The request: Copy nothing but the lines below running from the line containing "Write the matplotlib code for this chart." through the line containing "siau_pim_yerr = [0.12, 0.14, 0.11]", both end lines included.

--- Record excerpts ---

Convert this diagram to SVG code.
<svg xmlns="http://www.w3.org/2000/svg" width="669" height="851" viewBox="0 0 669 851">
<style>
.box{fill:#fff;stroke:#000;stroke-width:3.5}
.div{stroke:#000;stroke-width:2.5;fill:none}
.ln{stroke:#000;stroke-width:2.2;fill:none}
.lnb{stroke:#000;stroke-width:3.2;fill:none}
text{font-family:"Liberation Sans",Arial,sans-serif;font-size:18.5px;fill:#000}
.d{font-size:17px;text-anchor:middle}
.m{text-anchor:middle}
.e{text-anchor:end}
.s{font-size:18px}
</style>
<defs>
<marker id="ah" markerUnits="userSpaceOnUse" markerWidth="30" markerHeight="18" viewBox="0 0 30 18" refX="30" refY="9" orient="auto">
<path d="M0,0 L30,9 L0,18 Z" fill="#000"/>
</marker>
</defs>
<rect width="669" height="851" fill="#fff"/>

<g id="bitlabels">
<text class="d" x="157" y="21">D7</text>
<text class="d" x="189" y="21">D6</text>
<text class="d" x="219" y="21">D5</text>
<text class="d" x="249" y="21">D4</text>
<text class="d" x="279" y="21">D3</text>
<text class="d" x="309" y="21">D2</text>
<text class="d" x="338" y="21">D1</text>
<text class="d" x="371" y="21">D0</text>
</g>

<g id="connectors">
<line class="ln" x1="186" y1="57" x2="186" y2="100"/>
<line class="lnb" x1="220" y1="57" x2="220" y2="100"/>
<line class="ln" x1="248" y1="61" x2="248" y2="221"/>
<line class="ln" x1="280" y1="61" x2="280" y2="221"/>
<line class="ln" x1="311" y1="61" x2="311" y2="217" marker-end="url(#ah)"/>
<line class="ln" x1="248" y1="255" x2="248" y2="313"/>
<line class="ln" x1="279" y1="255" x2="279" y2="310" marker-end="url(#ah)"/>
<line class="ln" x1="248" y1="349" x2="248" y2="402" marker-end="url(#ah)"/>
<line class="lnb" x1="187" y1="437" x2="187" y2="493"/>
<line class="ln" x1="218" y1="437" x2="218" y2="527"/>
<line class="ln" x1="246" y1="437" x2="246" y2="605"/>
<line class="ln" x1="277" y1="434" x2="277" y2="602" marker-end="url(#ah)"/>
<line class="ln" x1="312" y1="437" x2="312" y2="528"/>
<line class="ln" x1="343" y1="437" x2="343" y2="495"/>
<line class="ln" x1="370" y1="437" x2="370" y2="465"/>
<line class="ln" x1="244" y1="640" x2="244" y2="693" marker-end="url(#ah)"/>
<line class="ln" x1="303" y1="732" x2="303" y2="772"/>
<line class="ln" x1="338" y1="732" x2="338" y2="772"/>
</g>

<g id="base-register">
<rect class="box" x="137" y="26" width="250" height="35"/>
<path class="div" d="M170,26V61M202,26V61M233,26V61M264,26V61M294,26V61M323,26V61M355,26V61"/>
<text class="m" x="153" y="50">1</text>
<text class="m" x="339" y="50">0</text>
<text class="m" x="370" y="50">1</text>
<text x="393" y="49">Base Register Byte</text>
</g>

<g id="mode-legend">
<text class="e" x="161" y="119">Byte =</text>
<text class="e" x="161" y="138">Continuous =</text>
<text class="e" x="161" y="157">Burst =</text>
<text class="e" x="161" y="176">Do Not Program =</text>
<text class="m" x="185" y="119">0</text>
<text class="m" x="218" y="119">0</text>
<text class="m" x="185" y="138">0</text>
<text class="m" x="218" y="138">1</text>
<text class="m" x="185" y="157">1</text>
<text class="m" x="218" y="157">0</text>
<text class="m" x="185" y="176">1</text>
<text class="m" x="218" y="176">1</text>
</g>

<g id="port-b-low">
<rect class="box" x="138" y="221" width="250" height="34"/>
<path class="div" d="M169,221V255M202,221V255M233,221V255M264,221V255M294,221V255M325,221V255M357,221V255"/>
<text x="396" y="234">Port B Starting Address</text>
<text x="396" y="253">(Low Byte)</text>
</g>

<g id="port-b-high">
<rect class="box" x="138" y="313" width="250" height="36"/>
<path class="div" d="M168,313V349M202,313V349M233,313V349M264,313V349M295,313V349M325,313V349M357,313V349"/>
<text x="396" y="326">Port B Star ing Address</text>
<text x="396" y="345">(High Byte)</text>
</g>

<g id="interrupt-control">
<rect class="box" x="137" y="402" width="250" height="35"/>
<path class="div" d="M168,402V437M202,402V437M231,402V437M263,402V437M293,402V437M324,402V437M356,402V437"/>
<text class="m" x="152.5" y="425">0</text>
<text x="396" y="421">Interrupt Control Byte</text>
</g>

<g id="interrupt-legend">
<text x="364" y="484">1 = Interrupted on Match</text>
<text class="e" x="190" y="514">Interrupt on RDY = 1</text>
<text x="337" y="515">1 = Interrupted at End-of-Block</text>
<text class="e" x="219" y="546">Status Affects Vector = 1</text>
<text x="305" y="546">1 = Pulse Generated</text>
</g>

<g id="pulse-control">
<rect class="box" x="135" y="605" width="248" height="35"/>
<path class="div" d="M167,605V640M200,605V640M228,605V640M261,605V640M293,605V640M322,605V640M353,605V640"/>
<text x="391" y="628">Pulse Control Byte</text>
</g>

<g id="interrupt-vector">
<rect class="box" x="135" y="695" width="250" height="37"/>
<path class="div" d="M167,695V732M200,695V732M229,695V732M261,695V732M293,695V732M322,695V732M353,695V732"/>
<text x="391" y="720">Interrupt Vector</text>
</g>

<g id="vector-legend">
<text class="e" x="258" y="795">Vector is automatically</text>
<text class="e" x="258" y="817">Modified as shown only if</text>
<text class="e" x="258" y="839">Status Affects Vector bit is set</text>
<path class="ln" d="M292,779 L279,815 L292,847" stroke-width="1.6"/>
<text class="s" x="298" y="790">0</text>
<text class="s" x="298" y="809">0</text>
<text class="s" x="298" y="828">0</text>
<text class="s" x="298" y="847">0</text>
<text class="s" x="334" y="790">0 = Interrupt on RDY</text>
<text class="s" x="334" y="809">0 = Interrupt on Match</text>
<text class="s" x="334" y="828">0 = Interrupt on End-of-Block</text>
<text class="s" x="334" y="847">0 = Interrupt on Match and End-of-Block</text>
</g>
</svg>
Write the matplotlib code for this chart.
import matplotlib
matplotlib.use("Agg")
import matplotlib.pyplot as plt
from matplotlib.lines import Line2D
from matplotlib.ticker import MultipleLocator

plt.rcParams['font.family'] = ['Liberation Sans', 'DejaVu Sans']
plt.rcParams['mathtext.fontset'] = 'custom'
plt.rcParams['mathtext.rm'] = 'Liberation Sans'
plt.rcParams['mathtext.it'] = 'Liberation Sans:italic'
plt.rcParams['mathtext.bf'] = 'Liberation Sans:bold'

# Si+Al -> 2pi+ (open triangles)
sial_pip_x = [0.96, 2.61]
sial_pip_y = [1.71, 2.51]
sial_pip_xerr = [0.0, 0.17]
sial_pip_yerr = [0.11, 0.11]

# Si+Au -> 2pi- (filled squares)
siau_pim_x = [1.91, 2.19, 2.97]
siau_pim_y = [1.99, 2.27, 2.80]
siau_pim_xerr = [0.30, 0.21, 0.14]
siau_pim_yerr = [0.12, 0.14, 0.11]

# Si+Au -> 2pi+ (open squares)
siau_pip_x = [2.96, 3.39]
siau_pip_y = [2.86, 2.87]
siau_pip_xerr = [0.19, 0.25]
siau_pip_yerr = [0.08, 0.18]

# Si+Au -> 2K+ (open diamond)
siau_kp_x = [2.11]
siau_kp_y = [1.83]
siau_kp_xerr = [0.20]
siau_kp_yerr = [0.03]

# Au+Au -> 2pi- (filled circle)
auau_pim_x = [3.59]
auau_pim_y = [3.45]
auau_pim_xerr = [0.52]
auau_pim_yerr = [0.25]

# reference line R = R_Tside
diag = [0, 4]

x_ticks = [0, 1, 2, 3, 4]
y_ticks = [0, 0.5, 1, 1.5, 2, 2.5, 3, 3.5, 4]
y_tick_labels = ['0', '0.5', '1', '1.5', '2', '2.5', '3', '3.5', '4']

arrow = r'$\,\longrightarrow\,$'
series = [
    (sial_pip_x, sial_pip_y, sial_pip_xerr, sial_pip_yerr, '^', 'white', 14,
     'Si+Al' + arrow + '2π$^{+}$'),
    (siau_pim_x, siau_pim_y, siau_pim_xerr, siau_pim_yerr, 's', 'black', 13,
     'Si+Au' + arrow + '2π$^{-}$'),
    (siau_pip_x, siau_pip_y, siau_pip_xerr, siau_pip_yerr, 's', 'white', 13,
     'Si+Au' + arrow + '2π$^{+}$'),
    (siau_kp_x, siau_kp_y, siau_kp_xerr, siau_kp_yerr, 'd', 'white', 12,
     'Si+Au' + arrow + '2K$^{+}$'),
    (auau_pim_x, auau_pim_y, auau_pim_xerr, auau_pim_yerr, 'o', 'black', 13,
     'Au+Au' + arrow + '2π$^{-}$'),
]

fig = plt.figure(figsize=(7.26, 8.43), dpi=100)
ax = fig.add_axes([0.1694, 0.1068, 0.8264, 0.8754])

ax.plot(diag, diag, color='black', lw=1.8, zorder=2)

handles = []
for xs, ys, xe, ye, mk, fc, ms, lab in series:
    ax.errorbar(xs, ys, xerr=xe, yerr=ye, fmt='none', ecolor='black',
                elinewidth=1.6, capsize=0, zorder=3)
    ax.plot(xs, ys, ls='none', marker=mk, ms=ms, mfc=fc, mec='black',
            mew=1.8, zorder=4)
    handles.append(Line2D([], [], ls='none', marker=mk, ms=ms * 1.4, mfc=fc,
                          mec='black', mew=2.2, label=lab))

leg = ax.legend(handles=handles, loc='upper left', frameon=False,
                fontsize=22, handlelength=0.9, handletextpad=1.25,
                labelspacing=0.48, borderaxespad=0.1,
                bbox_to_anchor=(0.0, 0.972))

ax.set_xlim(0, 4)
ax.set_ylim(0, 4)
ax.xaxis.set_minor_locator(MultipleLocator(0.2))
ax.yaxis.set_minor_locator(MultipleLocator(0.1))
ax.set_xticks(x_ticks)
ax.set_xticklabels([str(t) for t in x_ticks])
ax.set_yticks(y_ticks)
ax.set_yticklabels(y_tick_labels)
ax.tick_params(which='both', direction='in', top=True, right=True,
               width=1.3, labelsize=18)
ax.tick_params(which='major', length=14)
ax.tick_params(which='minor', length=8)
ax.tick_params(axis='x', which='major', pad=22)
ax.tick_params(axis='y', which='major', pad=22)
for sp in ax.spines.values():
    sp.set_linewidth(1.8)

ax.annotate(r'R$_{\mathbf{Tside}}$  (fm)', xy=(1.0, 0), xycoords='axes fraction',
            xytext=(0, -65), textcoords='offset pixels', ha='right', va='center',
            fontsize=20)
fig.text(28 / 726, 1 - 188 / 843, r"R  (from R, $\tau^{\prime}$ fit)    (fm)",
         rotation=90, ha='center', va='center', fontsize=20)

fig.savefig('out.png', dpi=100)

---

Output of the exercise:
Write the matplotlib code for this chart.
import matplotlib
matplotlib.use("Agg")
import matplotlib.pyplot as plt
from matplotlib.lines import Line2D
from matplotlib.ticker import MultipleLocator

plt.rcParams['font.family'] = ['Liberation Sans', 'DejaVu Sans']
plt.rcParams['mathtext.fontset'] = 'custom'
plt.rcParams['mathtext.rm'] = 'Liberation Sans'
plt.rcParams['mathtext.it'] = 'Liberation Sans:italic'
plt.rcParams['mathtext.bf'] = 'Liberation Sans:bold'

# Si+Al -> 2pi+ (open triangles)
sial_pip_x = [0.96, 2.61]
sial_pip_y = [1.71, 2.51]
sial_pip_xerr = [0.0, 0.17]
sial_pip_yerr = [0.11, 0.11]

# Si+Au -> 2pi- (filled squares)
siau_pim_x = [1.91, 2.19, 2.97]
siau_pim_y = [1.99, 2.27, 2.80]
siau_pim_xerr = [0.30, 0.21, 0.14]
siau_pim_yerr = [0.12, 0.14, 0.11]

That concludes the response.